The only question that would be debated at trial, or on which any evidence could be presented, is whether or not Snowden stole secrets. The government has overwhelming evidence that he did, including his own repeated admission, to many people, in many forums, many of them recorded and nearly all of them perfectly admissible. There would be no arguments presented as to whether his decision was justified because it was in the public interest, because that has absolutely no bearing on his guilt under the Espionage Act. The only place that would be argued is in his lawyers' appellate pleadings.
So, a trial would do nothing to enable the public to hear the sides. The trial would consist of the government submitting into evidence many pieces of proof of Snowden's act, and Snowden's complete inability to disprove any of it. It's more likely he'd just plead guilty to avoid wasting a court's time -- and making a judge who has to sentence him angry.
IWould prefer a trial where he would be allowed to make his case. Manning wasn't afforded that opportunity either.
Huh? Manning was convicted - hence there was a trial. What use would another trial be?
Well for one it would be a trial against Snowden, not against Manning. And the request was for "a trial where [the defendant] would be allowed to make his case", not a secret trial by a Mickey Mouse court with a pre-determined outcome.

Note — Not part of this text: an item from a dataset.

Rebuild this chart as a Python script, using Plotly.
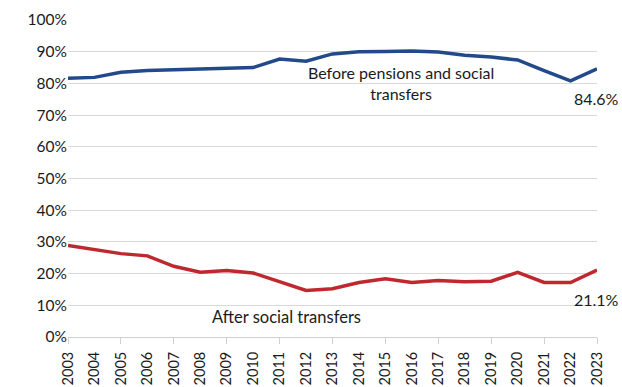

Under the offense Snowden has been charged with, they could have a fully public and perfectly fair trial but the outcome would be completely known in advance. The Espionage Act includes no provision for justification as a defense, so the only question to be tried is whether or not Snowden stole secrets, and there's absolutely no question that he did. Snowden's only hopes if he were to be tried are (a) that the trial judge would hand down a very light sentence, (b) to have his conviction appealed to the Supreme Court who might find that the Espionage Act's lack of a public interest defense constitutes an unacceptable infringement of freedom of speech or (c) a presidential pardon. (a) is unlikely because you can be sure the government would pick a "good" judge, and (b) is a crapshoot, and one that would leave him rotting in jail for years until SCOTUS ruled, assuming they ruled in his favor.
Snowden's best move is exactly what he's doing, staying away until some president decides to pre-emptively do (c). His current status likely also positions him better to generate ongoing publicity in opposition to government spying since it makes him a more controversial and/or tragic figure.